As far as dogs are concerned, all humans have a unique smell. They can pick people out according to body and other odours they project. Scientists think the only way a dog wouldn’t be able to tell two people apart would be if they were identical twins on identical diets. The twins would also have to remain silent.

As a result of this, dogs can track human smells over long distances. Scientists think they can pick up on the difference in odours from different footprints to work out which direction their prey is headed. They can do this twenty minutes after a person has passed by even though the footprints are made a single second apart.
Scientists who tested four German Shepherds discovered they track footprints by dividing the job into three phases. During the first, search phase they move quickly, sniffing 10-20 times each breath. Once they have detected the smell they enter the deciding phase where they sniff at between two and five specific footprints. They do this for a longer period, slowing down as they do so. Finally, once the direction has been established, the tracking phase begin with the dog once more moving quickly.

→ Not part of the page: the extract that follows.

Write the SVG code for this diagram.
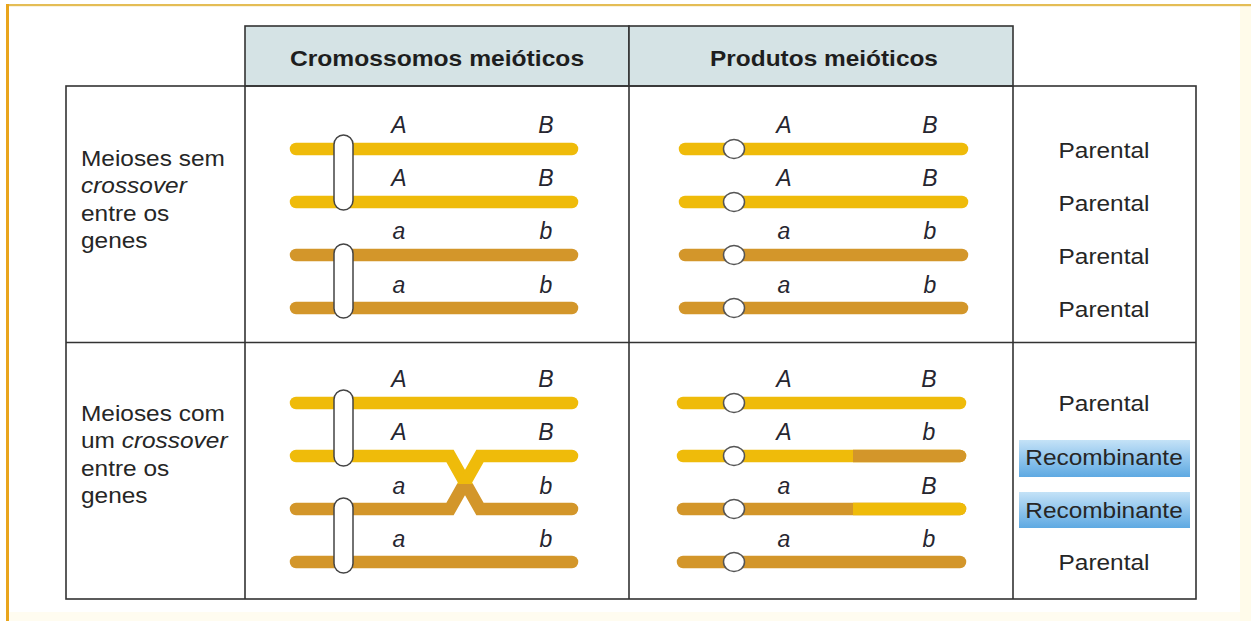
<svg xmlns="http://www.w3.org/2000/svg" width="1251" height="621" viewBox="0 0 1251 621">
  <defs>
    <style>
      .grid { fill: none; stroke: #333; stroke-width: 1.6; }
      .head { fill: #d5e3e5; stroke: #333; stroke-width: 1.6; }
      .yl { stroke: #efbb0a; stroke-width: 12.5; stroke-linecap: round; fill: none; }
      .or { stroke: #d3962a; stroke-width: 12.5; stroke-linecap: round; fill: none; }
      .orf { fill: #d3962a; }
      .pill { fill: #fff; stroke: #444; stroke-width: 1.5; }
      .cen { fill: #fff; stroke: #555; stroke-width: 1.5; }
      .t { font-family: "Liberation Sans", Arial, sans-serif; font-size: 22px; fill: #262626; }
      .hd { font-weight: bold; text-anchor: middle; fill: #1e1e1e; }
      .mid { text-anchor: middle; }
      .gene { font-family: "Liberation Sans", Arial, sans-serif; font-size: 23px; font-style: italic; fill: #262630; text-anchor: middle; }
      .it { font-style: italic; }
      .rec { fill: url(#recGrad); }
    </style>
    <linearGradient id="recGrad" x1="0" y1="0" x2="0" y2="1">
      <stop offset="0" stop-color="#c4e2f7"/>
      <stop offset="1" stop-color="#5ea9e2"/>
    </linearGradient>
    <clipPath id="upperHalf"><rect x="280" y="440" width="310" height="44"/></clipPath>
    <clipPath id="lowerHalf"><rect x="280" y="484" width="310" height="40"/></clipPath>
  </defs>

  <!-- page frame -->
  <rect x="0" y="0" width="1251" height="621" fill="#fff"/>
  <rect x="1240" y="6" width="11" height="615" fill="#fffbea"/>
  <rect x="9" y="612" width="1231" height="9" fill="#fffcf0"/>
  <rect x="6" y="4" width="1245" height="2.2" fill="#e4bd55"/>
  <rect x="6" y="4" width="3" height="617" fill="#e9a51c"/>

  <!-- table grid -->
  <g id="table">
    <rect class="head" x="245" y="26" width="384" height="60"/>
    <rect class="head" x="629" y="26" width="384" height="60"/>
    <rect class="grid" x="66" y="86" width="1130" height="513"/>
    <line class="grid" x1="245" y1="86" x2="245" y2="599"/>
    <line class="grid" x1="629" y1="86" x2="629" y2="599"/>
    <line class="grid" x1="1013" y1="86" x2="1013" y2="599"/>
    <line class="grid" x1="66" y1="342.5" x2="1196" y2="342.5"/>
  </g>

  <!-- column headings -->
  <g id="headings" class="t">
    <g transform="translate(437,0) scale(1.12,1)"><text class="t hd" x="0" y="66">Cromossomos meióticos</text></g>
    <g transform="translate(824,0) scale(1.11,1)"><text class="t hd" x="0" y="66">Produtos meióticos</text></g>
  </g>

  <!-- row headings -->
  <g id="row-no-crossover" transform="translate(81,0) scale(1.11,1)">
    <text class="t" x="0" y="166">Meioses sem</text>
    <text class="t it" x="0" y="193">crossover</text>
    <text class="t" x="0" y="221">entre os</text>
    <text class="t" x="0" y="248">genes</text>
  </g>
  <g id="row-crossover" transform="translate(81,0) scale(1.11,1)">
    <text class="t" x="0" y="421">Meioses com</text>
    <text class="t" x="0" y="448">um <tspan class="it">crossover</tspan></text>
    <text class="t" x="0" y="476">entre os</text>
    <text class="t" x="0" y="503">genes</text>
  </g>

  <!-- meiotic chromosomes, no crossover -->
  <g id="chromosomes-no-crossover">
    <line class="yl" x1="296" y1="149" x2="572" y2="149"/>
    <line class="yl" x1="296" y1="202" x2="572" y2="202"/>
    <line class="or" x1="296" y1="255" x2="572" y2="255"/>
    <line class="or" x1="296" y1="308" x2="572" y2="308"/>
    <rect class="pill" x="334" y="135" width="19" height="75" rx="9.5"/>
    <rect class="pill" x="334" y="244" width="19" height="74" rx="9.5"/>
    <text class="gene" x="399" y="133">A</text><text class="gene" x="546" y="133">B</text>
    <text class="gene" x="399" y="186">A</text><text class="gene" x="546" y="186">B</text>
    <text class="gene" x="399" y="239">a</text><text class="gene" x="546" y="239">b</text>
    <text class="gene" x="399" y="293">a</text><text class="gene" x="546" y="293">b</text>
  </g>

  <!-- meiotic products, no crossover -->
  <g id="products-no-crossover">
    <line class="yl" x1="685" y1="149" x2="962" y2="149"/>
    <line class="yl" x1="685" y1="202" x2="962" y2="202"/>
    <line class="or" x1="685" y1="255" x2="962" y2="255"/>
    <line class="or" x1="685" y1="308" x2="962" y2="308"/>
    <ellipse class="cen" cx="734" cy="149" rx="10.5" ry="9.5"/>
    <ellipse class="cen" cx="734" cy="202" rx="10.5" ry="9.5"/>
    <ellipse class="cen" cx="734" cy="255" rx="10.5" ry="9.5"/>
    <ellipse class="cen" cx="734" cy="308" rx="10.5" ry="9.5"/>
    <text class="gene" x="784" y="133">A</text><text class="gene" x="930" y="133">B</text>
    <text class="gene" x="784" y="186">A</text><text class="gene" x="930" y="186">B</text>
    <text class="gene" x="784" y="239">a</text><text class="gene" x="930" y="239">b</text>
    <text class="gene" x="784" y="293">a</text><text class="gene" x="930" y="293">b</text>
  </g>

  <!-- meiotic chromosomes, one crossover -->
  <g id="chromosomes-crossover">
    <line class="yl" x1="296" y1="403" x2="572" y2="403"/>
    <line class="or" x1="296" y1="562" x2="572" y2="562"/>
    <g clip-path="url(#upperHalf)">
      <path class="yl" d="M296,456 H450 L480,509 H572"/>
      <path class="yl" d="M296,509 H450 L480,456 H572"/>
    </g>
    <g clip-path="url(#lowerHalf)">
      <path class="or" d="M296,509 H450 L480,456 H572"/>
      <path class="or" d="M296,456 H450 L480,509 H572"/>
    </g>
    <rect class="pill" x="334" y="390" width="19" height="76" rx="9.5"/>
    <rect class="pill" x="334" y="498" width="19" height="75" rx="9.5"/>
    <text class="gene" x="399" y="387">A</text><text class="gene" x="546" y="387">B</text>
    <text class="gene" x="399" y="440">A</text><text class="gene" x="546" y="440">B</text>
    <text class="gene" x="399" y="494">a</text><text class="gene" x="546" y="494">b</text>
    <text class="gene" x="399" y="547">a</text><text class="gene" x="546" y="547">b</text>
  </g>

  <!-- meiotic products, one crossover -->
  <g id="products-crossover">
    <line class="yl" x1="683" y1="403" x2="960" y2="403"/>
    <line class="yl" x1="683" y1="456" x2="960" y2="456"/>
    <path class="orf" d="M853,449.75 H960 A6.25,6.25 0 0 1 960,462.25 H853 Z"/>
    <line class="or" x1="683" y1="509" x2="960" y2="509"/>
    <path fill="#efbb0a" d="M853,502.75 H960 A6.25,6.25 0 0 1 960,515.25 H853 Z"/>
    <line class="or" x1="683" y1="562" x2="960" y2="562"/>
    <ellipse class="cen" cx="734" cy="403" rx="10.5" ry="9.5"/>
    <ellipse class="cen" cx="734" cy="456" rx="10.5" ry="9.5"/>
    <ellipse class="cen" cx="734" cy="509" rx="10.5" ry="9.5"/>
    <ellipse class="cen" cx="734" cy="562" rx="10.5" ry="9.5"/>
    <text class="gene" x="784" y="387">A</text><text class="gene" x="929" y="387">B</text>
    <text class="gene" x="784" y="440">A</text><text class="gene" x="929" y="440">b</text>
    <text class="gene" x="784" y="494">a</text><text class="gene" x="929" y="494">B</text>
    <text class="gene" x="784" y="547">a</text><text class="gene" x="929" y="547">b</text>
  </g>

  <!-- product classes -->
  <g id="classes-no-crossover" transform="translate(1104,0) scale(1.11,1)">
    <text class="t mid" x="0" y="158">Parental</text>
    <text class="t mid" x="0" y="211">Parental</text>
    <text class="t mid" x="0" y="264">Parental</text>
    <text class="t mid" x="0" y="317">Parental</text>
  </g>
  <g id="classes-crossover">
    <rect class="rec" x="1019" y="440" width="171" height="37"/>
    <rect class="rec" x="1019" y="492" width="171" height="36"/>
    <g transform="translate(1104,0) scale(1.11,1)">
      <text class="t mid" x="0" y="411">Parental</text>
      <text class="t mid" x="0" y="465" fill="#1d2b38">Recombinante</text>
      <text class="t mid" x="0" y="518" fill="#1d2b38">Recombinante</text>
      <text class="t mid" x="0" y="570">Parental</text>
    </g>
  </g>
</svg>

 Sick Sense: How Dogs Smell Illness

Dogs can detect cancer in humans.
Scientists think that simply by sniffing samples of human’s breath, dogs can detect lung, breast and other cancers with an accuracy rate of between 88 and 97 percent. The accuracy rate of a multi-million-pound hospital scanner is between 85 and 90 per cent.
Dogs can also be trained to alert people with heart conditions they are about to suffer a seizure.

Dogs can also anticipate in advance when a person is going to have an epileptic fit.
A Canadian study found that dogs who lived with children prone to epileptic episodes behaved unusually in advance of the attacks.
Some dogs would lick the child’s face or act protectively. One dog even guided a young girl away from a set of stairs shortly before she had an attack. The dogs’ warnings came as early as five hours before the first symptoms of the epileptic episode were visible.
A separate study involving six dogs found that they could be trained to accurately warn owners who were about to suffer fits.
Health authorities around the world are now training “seizure alert” or “seizure response” dogs, some of which can predict fits, and all of which will respond in an appropriate way when an owner does have a fit. Some will be trained to stay with and guard the owner, and some even to press a button on a phone which dials the emergency services.

It remains a mystery how they are able to pick up on epilepsy in this way. Some think they pick up on tiny behavioural or scent cues. Others are convinced it is a reaction to electrical activity in the body. But the fact that dogs also respond to psychological seizures, which are non-epileptic and don’t display abnormal electrical activity, casts doubt on this.